I'm brand new to homotopy theory so I'm sure this question is utterly stupid. But anyway I'm trying to understand a proof in the book "Topology and Geometry" by Glen Bredon. This is the proposition:
Let $\partial: \pi_2 (X,A,\ast)\rightarrow \pi_1 (A,\ast)$ be the boundary map from the long exact sequence of homotopy groups. For $\alpha, \beta \in \pi_2 (X,A,\ast)$ we have $(\partial (\alpha))\beta=\alpha \beta \alpha^{-1}$. Where the left hand side means the action of $\pi_1(A,\ast)$ on $\pi_2 (X,A,\ast)$.
My confusion lies in the very first sentence of the proof:
A representative $\mathbb{D}^2\rightarrow X$ of $\beta$ can be taken so that everything maps into the base point except for a small disk and this disk can be placed anywhere. Thus we see that a representative of $\alpha \beta \alpha^{-1}$ can be taken as in the first part of figure VII-7.
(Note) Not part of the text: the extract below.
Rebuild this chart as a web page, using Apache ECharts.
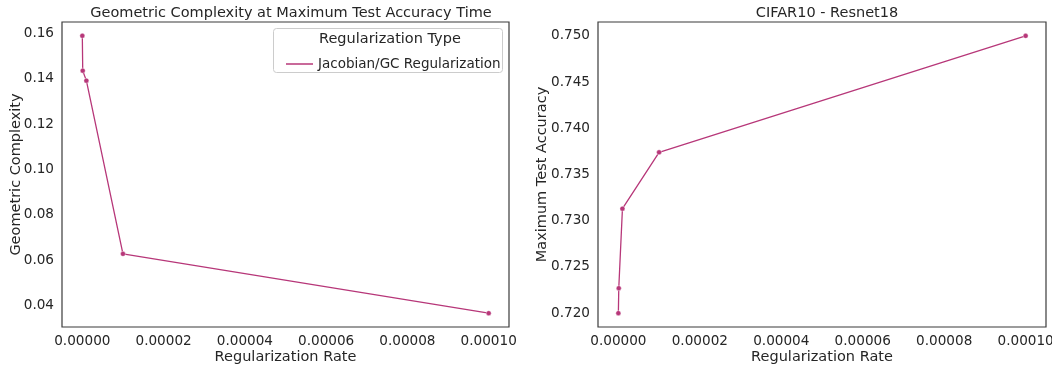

But isn't this equivalent to the assumption that the restriction of $\beta$ to $S^1$ is null-homotopic in $\pi_1 (A)$? It seems to me that if $\beta$ lay in the same relative homotopy class as a map which is constant on $S^1$ then any homotopy between these two maps would also provide a contraction of $\beta|_{S^1}$ in $A$.